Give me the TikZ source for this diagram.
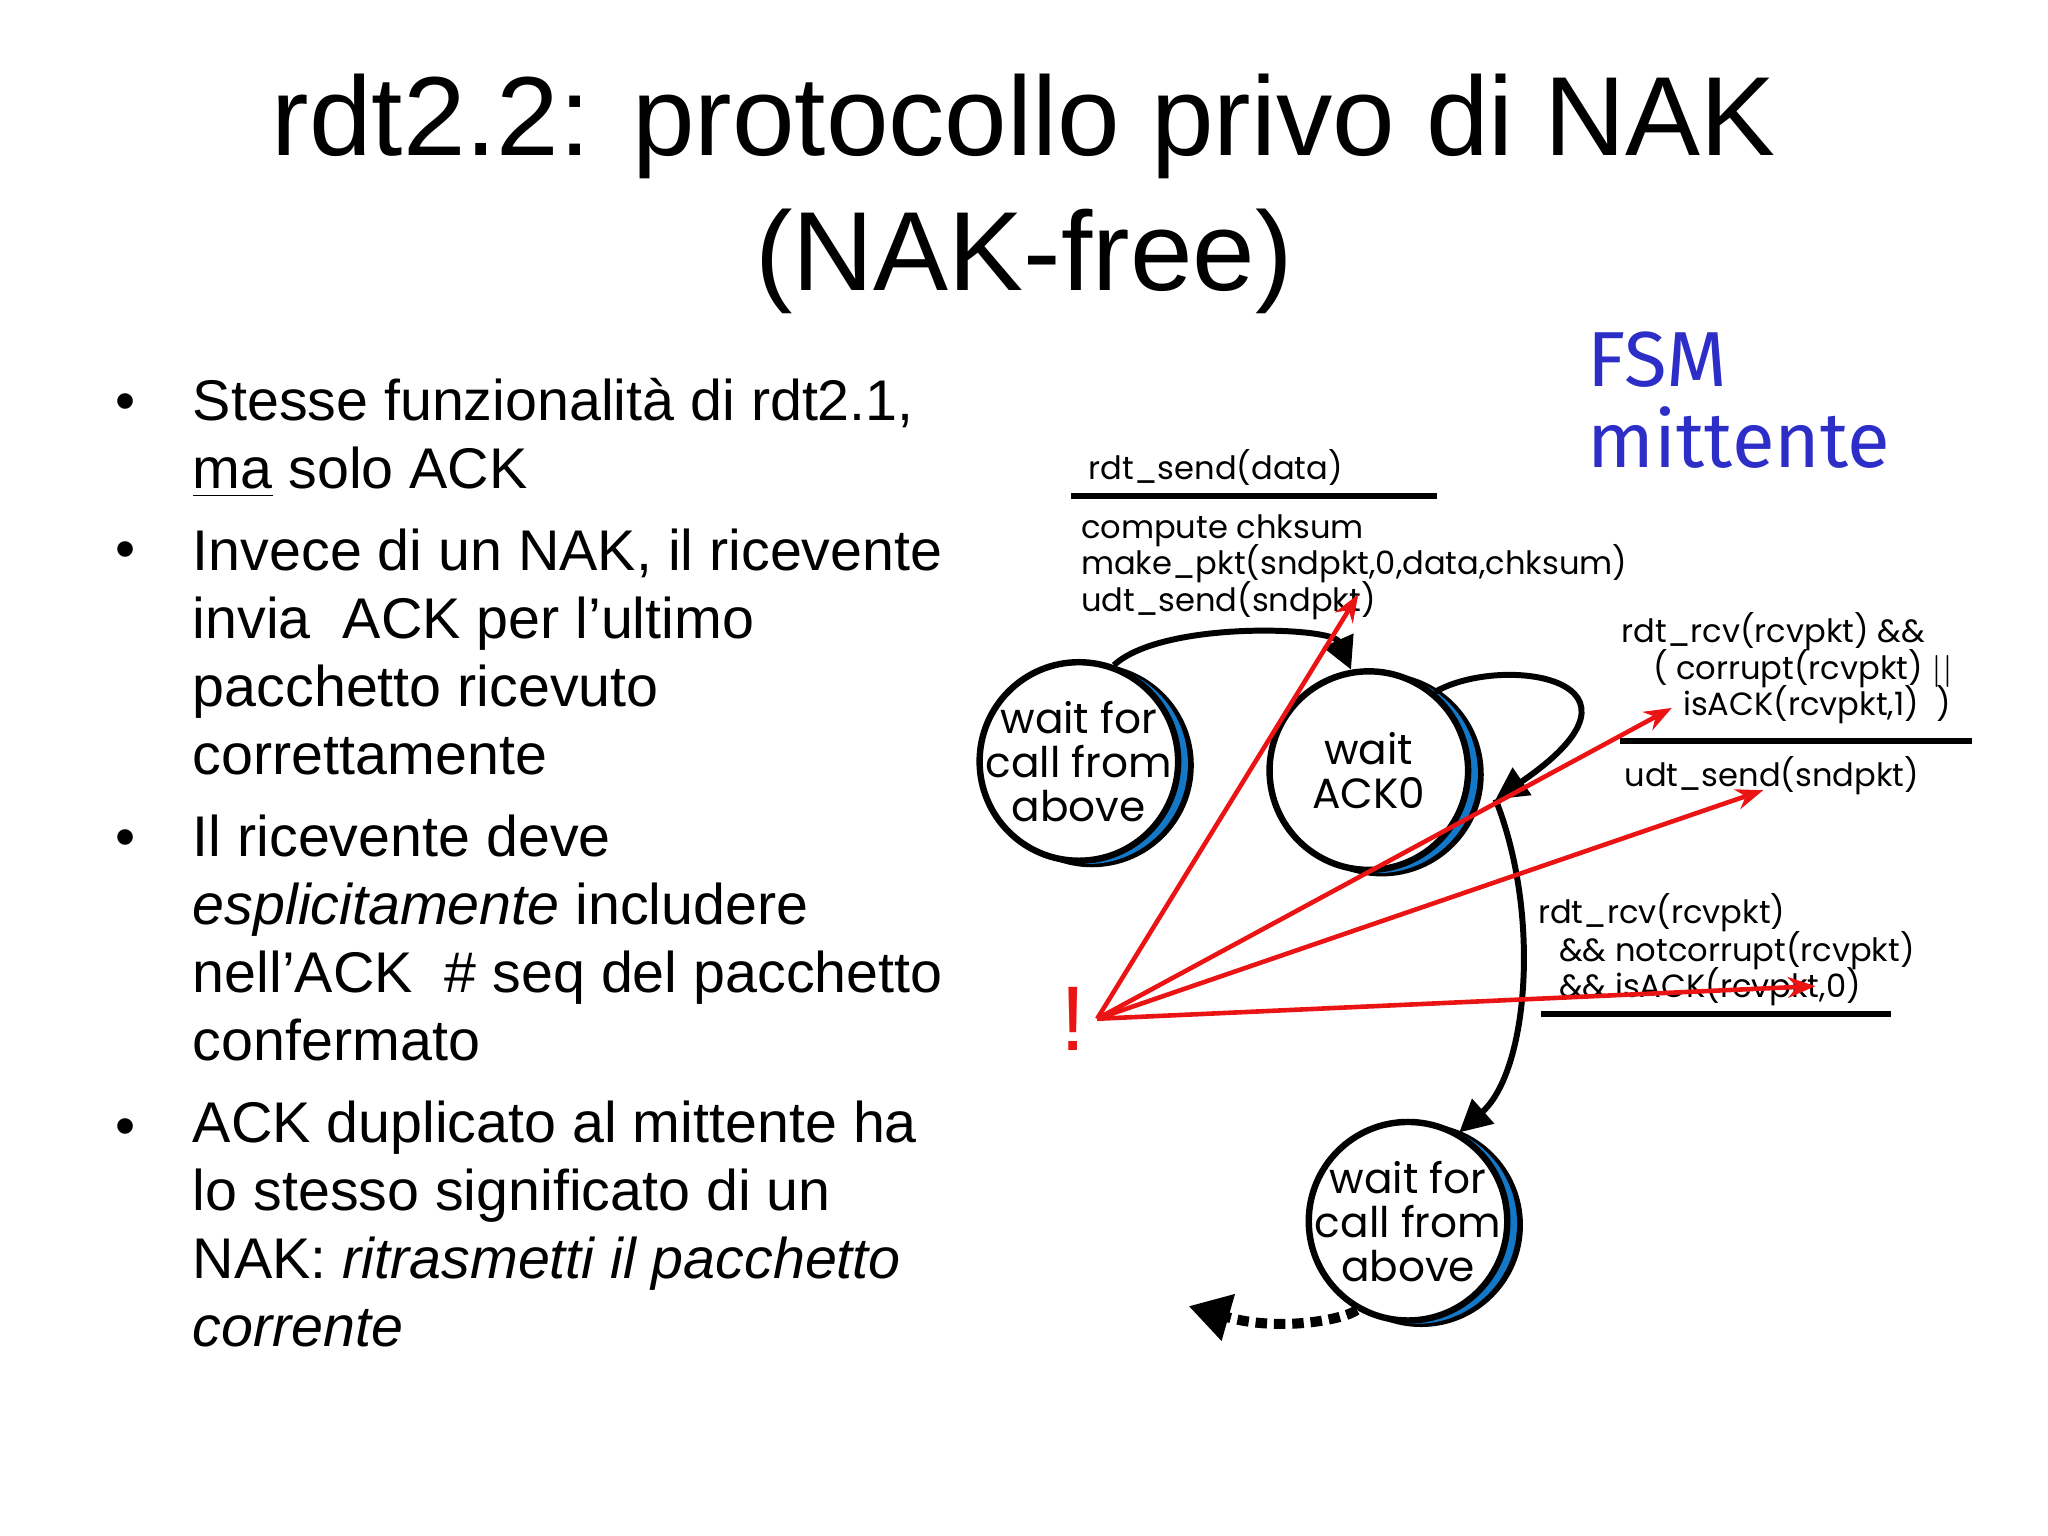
\documentclass[tikz,border=0pt]{standalone}
\usepackage{fontspec}
\setmainfont{Liberation Sans}
\newfontfamily\fsm{Poppins}
\newfontfamily\comicf{Fira Sans}
\usetikzlibrary{arrows.meta}
\definecolor{fsmblue}{RGB}{45,45,200}
\definecolor{ringblue}{RGB}{20,120,200}
\definecolor{rdred}{RGB}{235,20,20}
\tikzset{
 bul/.style={anchor=base west,font=\fontsize{12.5}{15}\selectfont,inner sep=0},
 lab/.style={anchor=base west,font=\fsm\fontsize{7}{9}\selectfont,inner sep=0},
 st/.style={circle,draw=black,line width=1.4pt,fill=white,minimum size=1.52cm,inner sep=-8pt,align=center,font=\fsm\fontsize{9.2}{9.6}\selectfont},
 tr/.style={line width=1.3pt,-{Triangle[length=7pt,width=7pt]}},
 rl/.style={rdred,line width=1pt,-{Stealth[length=6pt]}}
}
\newcommand{\mkstate}[4]{%
 \fill[black] (#1+0.10,#2-0.03) circle (0.78);
 \fill[ringblue] (#1+0.07,#2-0.02) circle (0.765);
 \node[st] (#3) at (#1,#2) {#4};}
\begin{document}
\begin{tikzpicture}
\useasboundingbox (0,0) rectangle (15.68,-11.76);
\node[font=\fontsize{24.5}{27}\selectfont] (t1) at (7.84,-0.97) {rdt2.2: protocollo privo di NAK};
\node[font=\fontsize{24.5}{27}\selectfont] (t2) at (7.84,-2.0) {(NAK-free)};
% bullets
\foreach \y in {3.22,4.35,6.56,8.77} \node[bul] at (0.88,-\y) {•};
\node[bul] (b1) at (1.47,-3.22) {Stesse funzionalità di rdt2.1,};
\node[bul] (b2) at (1.47,-3.74) {\underline{ma} solo ACK};
\node[bul] (b3) at (1.47,-4.37) {Invece di un NAK, il ricevente};
\node[bul] (b4) at (1.47,-4.89) {invia\ \ ACK per l’ultimo};
\node[bul] (b5) at (1.47,-5.41) {pacchetto ricevuto};
\node[bul] (b6) at (1.47,-5.93) {correttamente};
\node[bul] (b7) at (1.47,-6.56) {Il ricevente deve};
\node[bul] (b8) at (1.47,-7.08) {\textit{esplicitamente} includere};
\node[bul] (b9) at (1.47,-7.60) {nell’ACK\ \ \# seq del pacchetto};
\node[bul] (b10) at (1.47,-8.12) {confermato};
\node[bul] (b11) at (1.47,-8.75) {ACK duplicato al mittente ha};
\node[bul] (b12) at (1.47,-9.27) {lo stesso significato di un};
\node[bul] (b13) at (1.47,-9.79) {NAK: \textit{ritrasmetti il pacchetto}};
\node[bul] (b14) at (1.47,-10.31) {\textit{corrente}};
% FSM title
\node[anchor=base west,text=fsmblue,font=\comicf\fontsize{17}{18}\selectfont,inner sep=0] (f1) at (12.15,-2.96) {FSM};
\node[anchor=base west,text=fsmblue,font=\comicf\fontsize{17}{18}\selectfont,inner sep=0] (f2) at (12.15,-3.58) {mittente};
% states
\mkstate{8.26}{-5.83}{s1}{wait for\\call from\\above}
\mkstate{10.48}{-5.90}{s2}{wait\\ACK0}
\mkstate{10.78}{-9.35}{s3}{wait for\\call from\\above}
% labels
\node[lab] (l1) at (8.33,-3.67) {rdt\_send(data)};
\draw[line width=1.3pt] (8.2,-3.80) -- (11.0,-3.80);
\node[lab] (l2) at (8.27,-4.12) {compute chksum};
\node[lab] (l3) at (8.27,-4.40) {make\_pkt(sndpkt,0,data,chksum)};
\node[lab] (l4) at (8.27,-4.68) {udt\_send(sndpkt)};
\node[lab] (r1) at (12.41,-4.92) {rdt\_rcv(rcvpkt) \&\&};
\node[lab] (r2) at (12.65,-5.20) {( corrupt(rcvpkt) $||$};
\node[lab] (r3) at (12.88,-5.48) {isACK(rcvpkt,1) \ )};
\draw[line width=1.3pt] (12.40,-5.67) -- (15.10,-5.67);
\node[lab] (r4) at (12.43,-6.02) {udt\_send(sndpkt)};
\node[lab] (m1) at (11.77,-7.07) {rdt\_rcv(rcvpkt)};
\node[lab] (m2) at (11.93,-7.36) {\&\& notcorrupt(rcvpkt)};
\node[lab] (m3) at (11.93,-7.64) {\&\& isACK(rcvpkt,0)};
\draw[line width=1.3pt] (11.80,-7.76) -- (14.48,-7.76);
% transitions
\draw[tr] (s1.70) .. controls (8.9,-4.75) and (10.2,-4.8) .. (s2.100);
\draw[tr] (s2.50) .. controls (11.5,-5.0) and (12.8,-5.2) .. (11.45,-6.12);
\draw[tr] (11.45,-6.12) .. controls (11.8,-7.0) and (11.7,-8.2) .. (s3.60);
\draw[line width=2.2pt,dash pattern=on 2.5pt off 1.5pt,-{Triangle[length=9pt,width=10pt]}] (s3.-120) .. controls (10.3,-10.1) and (9.8,-10.2) .. (9.1,-10.0);
% red
\coordinate (ex) at (8.40,-7.80);
\node[text=rdred,font=\fontsize{20}{20}\selectfont,inner sep=0] (bang) at (8.22,-7.80) {!};
\draw[rl] (ex) -- (10.40,-4.55);
\draw[rl] (ex) -- (12.80,-5.42);
\draw[rl] (ex) -- (13.50,-6.05);
\draw[rl] (ex) -- (13.90,-7.55);
\end{tikzpicture}
\end{document}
● ● ● ● ● ● ●
(CHALLENGE): The data should be printed again unchanged; leave its pictures out.

(WRITTEN ANSWER):
Give me the TikZ source for this diagram.
\documentclass[tikz,border=0pt]{standalone}
\usepackage{fontspec}
\setmainfont{Liberation Sans}
\newfontfamily\fsm{Poppins}
\newfontfamily\comicf{Fira Sans}
\usetikzlibrary{arrows.meta}
\definecolor{fsmblue}{RGB}{45,45,200}
\definecolor{ringblue}{RGB}{20,120,200}
\definecolor{rdred}{RGB}{235,20,20}
\tikzset{
 bul/.style={anchor=base west,font=\fontsize{12.5}{15}\selectfont,inner sep=0},
 lab/.style={anchor=base west,font=\fsm\fontsize{7}{9}\selectfont,inner sep=0},
 st/.style={circle,draw=black,line width=1.4pt,fill=white,minimum size=1.52cm,inner sep=-8pt,align=center,font=\fsm\fontsize{9.2}{9.6}\selectfont},
 tr/.style={line width=1.3pt,-{Triangle[length=7pt,width=7pt]}},
 rl/.style={rdred,line width=1pt,-{Stealth[length=6pt]}}
}
\newcommand{\mkstate}[4]{%
 \fill[black] (#1+0.10,#2-0.03) circle (0.78);
 \fill[ringblue] (#1+0.07,#2-0.02) circle (0.765);
 \node[st] (#3) at (#1,#2) {#4};}
\begin{document}
\begin{tikzpicture}
\useasboundingbox (0,0) rectangle (15.68,-11.76);
\node[font=\fontsize{24.5}{27}\selectfont] (t1) at (7.84,-0.97) {rdt2.2: protocollo privo di NAK};
\node[font=\fontsize{24.5}{27}\selectfont] (t2) at (7.84,-2.0) {(NAK-free)};
% bullets
\foreach \y in {3.22,4.35,6.56,8.77} \node[bul] at (0.88,-\y) {•};
\node[bul] (b1) at (1.47,-3.22) {Stesse funzionalità di rdt2.1,};
\node[bul] (b2) at (1.47,-3.74) {\underline{ma} solo ACK};
\node[bul] (b3) at (1.47,-4.37) {Invece di un NAK, il ricevente};
\node[bul] (b4) at (1.47,-4.89) {invia\ \ ACK per l’ultimo};
\node[bul] (b5) at (1.47,-5.41) {pacchetto ricevuto};
\node[bul] (b6) at (1.47,-5.93) {correttamente};
\node[bul] (b7) at (1.47,-6.56) {Il ricevente deve};
\node[bul] (b8) at (1.47,-7.08) {\textit{esplicitamente} includere};
\node[bul] (b9) at (1.47,-7.60) {nell’ACK\ \ \# seq del pacchetto};
\node[bul] (b10) at (1.47,-8.12) {confermato};
\node[bul] (b11) at (1.47,-8.75) {ACK duplicato al mittente ha};
\node[bul] (b12) at (1.47,-9.27) {lo stesso significato di un};
\node[bul] (b13) at (1.47,-9.79) {NAK: \textit{ritrasmetti il pacchetto}};
\node[bul] (b14) at (1.47,-10.31) {\textit{corrente}};
% FSM title
\node[anchor=base west,text=fsmblue,font=\comicf\fontsize{17}{18}\selectfont,inner sep=0] (f1) at (12.15,-2.96) {FSM};
\node[anchor=base west,text=fsmblue,font=\comicf\fontsize{17}{18}\selectfont,inner sep=0] (f2) at (12.15,-3.58) {mittente};
% states
\mkstate{8.26}{-5.83}{s1}{wait for\\call from\\above}
\mkstate{10.48}{-5.90}{s2}{wait\\ACK0}
\mkstate{10.78}{-9.35}{s3}{wait for\\call from\\above}
% labels
\node[lab] (l1) at (8.33,-3.67) {rdt\_send(data)};
\draw[line width=1.3pt] (8.2,-3.80) -- (11.0,-3.80);
\node[lab] (l2) at (8.27,-4.12) {compute chksum};
\node[lab] (l3) at (8.27,-4.40) {make\_pkt(sndpkt,0,data,chksum)};
\node[lab] (l4) at (8.27,-4.68) {udt\_send(sndpkt)};
\node[lab] (r1) at (12.41,-4.92) {rdt\_rcv(rcvpkt) \&\&};
\node[lab] (r2) at (12.65,-5.20) {( corrupt(rcvpkt) $||$};
\node[lab] (r3) at (12.88,-5.48) {isACK(rcvpkt,1) \ )};
\draw[line width=1.3pt] (12.40,-5.67) -- (15.10,-5.67);
\node[lab] (r4) at (12.43,-6.02) {udt\_send(sndpkt)};
\node[lab] (m1) at (11.77,-7.07) {rdt\_rcv(rcvpkt)};
\node[lab] (m2) at (11.93,-7.36) {\&\& notcorrupt(rcvpkt)};
\node[lab] (m3) at (11.93,-7.64) {\&\& isACK(rcvpkt,0)};
\draw[line width=1.3pt] (11.80,-7.76) -- (14.48,-7.76);
% transitions
\draw[tr] (s1.70) .. controls (8.9,-4.75) and (10.2,-4.8) .. (s2.100);
\draw[tr] (s2.50) .. controls (11.5,-5.0) and (12.8,-5.2) .. (11.45,-6.12);
\draw[tr] (11.45,-6.12) .. controls (11.8,-7.0) and (11.7,-8.2) .. (s3.60);
\draw[line width=2.2pt,dash pattern=on 2.5pt off 1.5pt,-{Triangle[length=9pt,width=10pt]}] (s3.-120) .. controls (10.3,-10.1) and (9.8,-10.2) .. (9.1,-10.0);
% red
\coordinate (ex) at (8.40,-7.80);
\node[text=rdred,font=\fontsize{20}{20}\selectfont,inner sep=0] (bang) at (8.22,-7.80) {!};
\draw[rl] (ex) -- (10.40,-4.55);
\draw[rl] (ex) -- (12.80,-5.42);
\draw[rl] (ex) -- (13.50,-6.05);
\draw[rl] (ex) -- (13.90,-7.55);
\end{tikzpicture}
\end{document}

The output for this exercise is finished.